More Pessimism Regarding the Israeli E-2 as Delays in Implementation Continue

Matthew Galati

By: Matthew Galati

This year has proven to be a series of false starts for prospective Israeli E-2 investors.

In January, we expressed optimism that after years of waiting the E-2 visa for Israeli nationals was finally moving forward. In April, we tempered our expectations by reporting how the U.S. Department of State (“DOS”) informed the American Immigration Lawyers Association (“AILA”) that certain regulatory reciprocity requirements had not been met. Because the Israeli government’s first regulatory draft was perceived to be unfair to U.S. investors seeking the E-2 equivalent in Israel, DOS had not yet opened the visa for Israelis. DOS projected that the E-2 would not become available until October at the earliest.

But perhaps DOS’ projections were also too optimistic. Stakeholders are now bracing for additional delays due to lack of Israeli action to fix the noncompliant regulations. A friend of our Firm reports the following from discussions with knowledgeable State Department officers:

Earlier this year, DOS reviewed regulations drafted by Israel for creating a visa category, reciprocal to the E-2, for American investors. DOS was not satisfied that the proposed regulations sufficiently reflected the benefits available to foreign investors under the E-2 classification, and returned them to the Israeli government with detailed comments and suggestions.

Because the expectation was that the Israeli government would promptly rework the proposed regulations, DOS informed AILA at the Spring AILA/DOS Liaison Meeting that "we anticipate that E-2 visas will be available for nationals of Israel by the fourth quarter of calendar year 2017."

This expectation has proven overly optimistic: The Israeli government has apparently not even begun the regulatory redraft. Accordingly, the anticipated timeframe given to us by DOS will likely not be met.

When the reworked regulations are eventually sent back to DOS, they will again be reviewed for consistency with the provisions of the E-2 classification. If, this time, DOS is satisfied that the Israeli regulations faithfully parallel the E-2 provisions, the two governments will finalize arrangements for the birth of a new era in bilateral investor relations.

The U.S. Embassy in Tel Aviv continues to report that the E-2 is not in effect. We are disappointed to hear this news and hope that a suitable regulatory redraft will be soon be undertaken and accomplished, opening the doors for international investment and economic growth in both countries.

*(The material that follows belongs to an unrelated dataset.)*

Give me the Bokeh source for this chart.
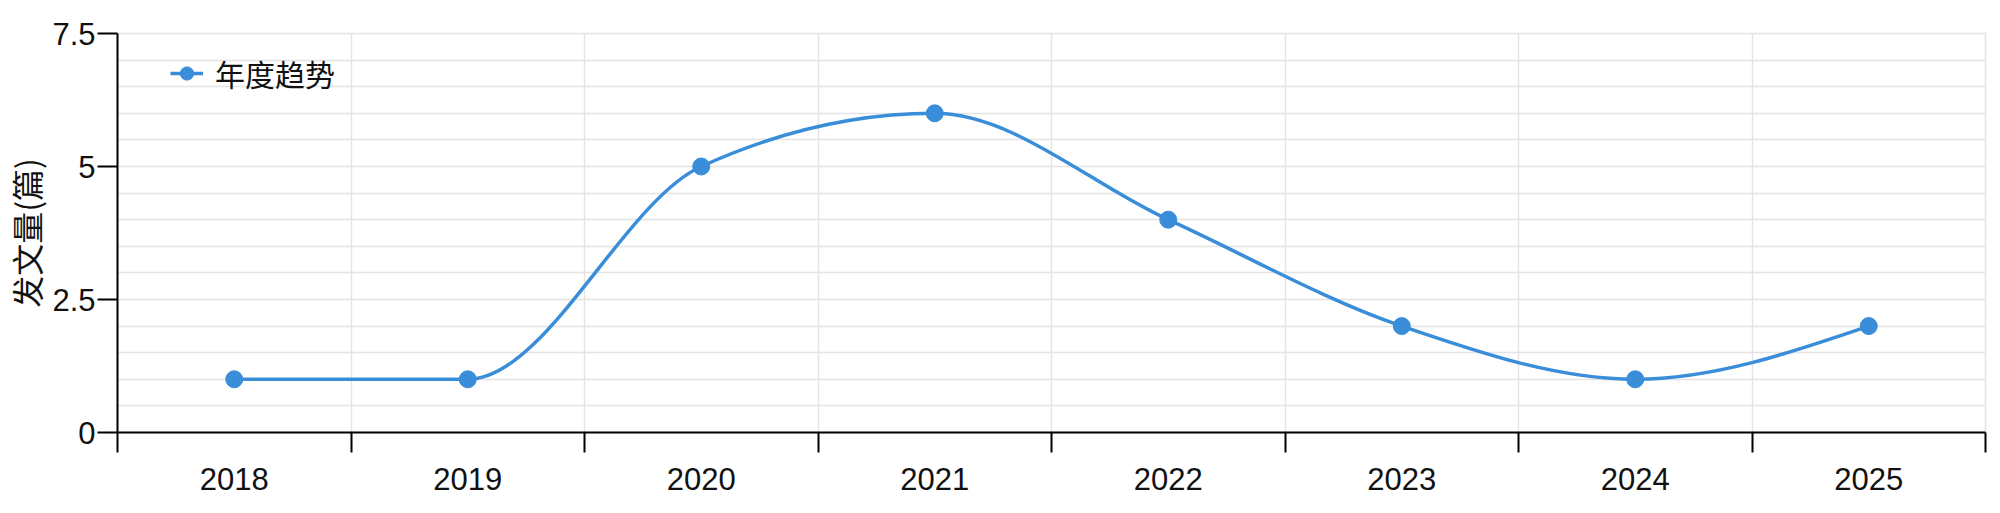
from bokeh.plotting import figure
from bokeh.models import Range1d, FixedTicker, Legend, LegendItem
from bokeh.embed import file_html
from bokeh.resources import INLINE
import numpy as np

# ---- data ----
years = ["2018", "2019", "2020", "2021", "2022", "2023", "2024", "2025"]
counts = [1, 1, 5, 6, 4, 2, 1, 2]
y_ticks = [0, 2.5, 5, 7.5]
series_name = "年度趋势"
y_label = "发文量(篇)"

LINE_COLOR = "#3a8dd8"
GRID_COLOR = "#e4e4e4"

n = len(years)
xs = np.arange(n) + 0.5
ys = np.array(counts, dtype=float)

# monotone-x cubic (as d3.curveMonotoneX) -> bezier segments
def sign(v):
    return -1.0 if v < 0 else 1.0

t = np.zeros(n)
for i in range(1, n - 1):
    h0 = xs[i] - xs[i - 1]
    h1 = xs[i + 1] - xs[i]
    s0 = (ys[i] - ys[i - 1]) / h0
    s1 = (ys[i + 1] - ys[i]) / h1
    pp = (s0 * h1 + s1 * h0) / (h0 + h1)
    t[i] = (sign(s0) + sign(s1)) * min(abs(s0), abs(s1), 0.5 * abs(pp))
h = xs[1] - xs[0]
t[0] = (3 * (ys[1] - ys[0]) / h - t[1]) / 2
h = xs[-1] - xs[-2]
t[-1] = (3 * (ys[-1] - ys[-2]) / h - t[-2]) / 2

x0 = xs[:-1]; x1 = xs[1:]; y0 = ys[:-1]; y1 = ys[1:]
dx = (x1 - x0) / 3
cx0 = x0 + dx; cy0 = y0 + dx * t[:-1]
cx1 = x1 - dx; cy1 = y1 - dx * t[1:]

p = figure(width=2000, height=513, output_backend="svg", toolbar_location=None,
           x_range=Range1d(0, n), y_range=Range1d(0, 7.5),
           min_border_left=117, min_border_right=15, min_border_top=33, min_border_bottom=81)
p.background_fill_color = "white"
p.border_fill_color = "white"
p.outline_line_color = GRID_COLOR
p.outline_line_width = 1.5

bz = p.bezier(x0=x0, y0=y0, x1=x1, y1=y1, cx0=cx0, cy0=cy0, cx1=cx1, cy1=cy1,
              line_color=LINE_COLOR, line_width=3.5)
sc = p.scatter(xs, ys, size=17, fill_color=LINE_COLOR, line_color=LINE_COLOR)

# x axis: labels at band centers, ticks at band boundaries
p.xaxis.ticker = FixedTicker(ticks=list(xs), minor_ticks=list(range(n + 1)))
p.xaxis.major_label_overrides = {float(x): yv for x, yv in zip(xs, years)}
p.xaxis.major_tick_out = 0
p.xaxis.major_tick_in = 0
p.xaxis.minor_tick_out = 20
p.xaxis.minor_tick_in = 0
p.xaxis.minor_tick_line_color = "black"
p.xaxis.minor_tick_line_width = 2
p.xaxis.axis_line_color = "black"
p.xaxis.axis_line_width = 2
p.xaxis.major_label_text_font = "Liberation Sans"
p.xaxis.major_label_text_font_size = "31px"
p.xaxis.major_label_text_color = "#111111"
p.xaxis.major_label_standoff = 15

p.yaxis.ticker = FixedTicker(ticks=y_ticks)
p.yaxis.major_label_overrides = {0: "0", 2.5: "2.5", 5: "5", 7.5: "7.5"}
p.yaxis.major_tick_out = 20
p.yaxis.major_tick_in = 0
p.yaxis.major_tick_line_color = "black"
p.yaxis.major_tick_line_width = 2
p.yaxis.minor_tick_out = 0
p.yaxis.minor_tick_in = 0
p.yaxis.axis_line_color = "black"
p.yaxis.axis_line_width = 2
p.yaxis.major_label_text_font = "Liberation Sans"
p.yaxis.major_label_text_font_size = "31px"
p.yaxis.major_label_text_color = "#111111"
p.yaxis.major_label_standoff = 2
p.yaxis.axis_label = y_label
p.yaxis.axis_label_text_font = "Noto Sans CJK SC"
p.yaxis.axis_label_text_font_size = "32px"
p.yaxis.axis_label_text_font_style = "normal"
p.yaxis.axis_label_text_color = "#111111"
p.yaxis.axis_label_standoff = 0

p.xgrid.ticker = FixedTicker(ticks=list(range(n + 1)))
p.ygrid.ticker = FixedTicker(ticks=list(np.arange(0, 7.51, 0.5)))
p.xgrid.grid_line_color = GRID_COLOR
p.ygrid.grid_line_color = GRID_COLOR
p.xgrid.grid_line_width = 1.5
p.ygrid.grid_line_width = 1.5

legend = Legend(items=[LegendItem(label=series_name, renderers=[bz, sc])],
                location=(53, 337), orientation="vertical")
legend.background_fill_alpha = 0
legend.border_line_alpha = 0
legend.padding = 0
legend.margin = 0
legend.glyph_width = 33
legend.glyph_height = 36
legend.label_standoff = 12
legend.label_text_font = "Noto Sans CJK SC"
legend.label_text_font_size = "30px"
legend.label_text_color = "#111111"
p.add_layout(legend)

open("out.html", "w").write(file_html(p, INLINE))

Presently, Israelis without dual nationality may only avail themselves of the E-1 treaty trader visa, which requires companies to engage in substantial international trade to qualify. Additionally, a majority of the trade must be with Israel, disqualifying many entrepreneurs seeking to utilize the visa for more “domestic purposes”.

Israeli applicants accordingly would need to acquire a second nationality that holds an E-2 treaty with the United States, such as Grenada, which provides citizenship by investment.

We will continue to keep our readers updated with future developments relating to the E-2 implementation. Contact us today to discuss immigration options relating to your investment in the United States.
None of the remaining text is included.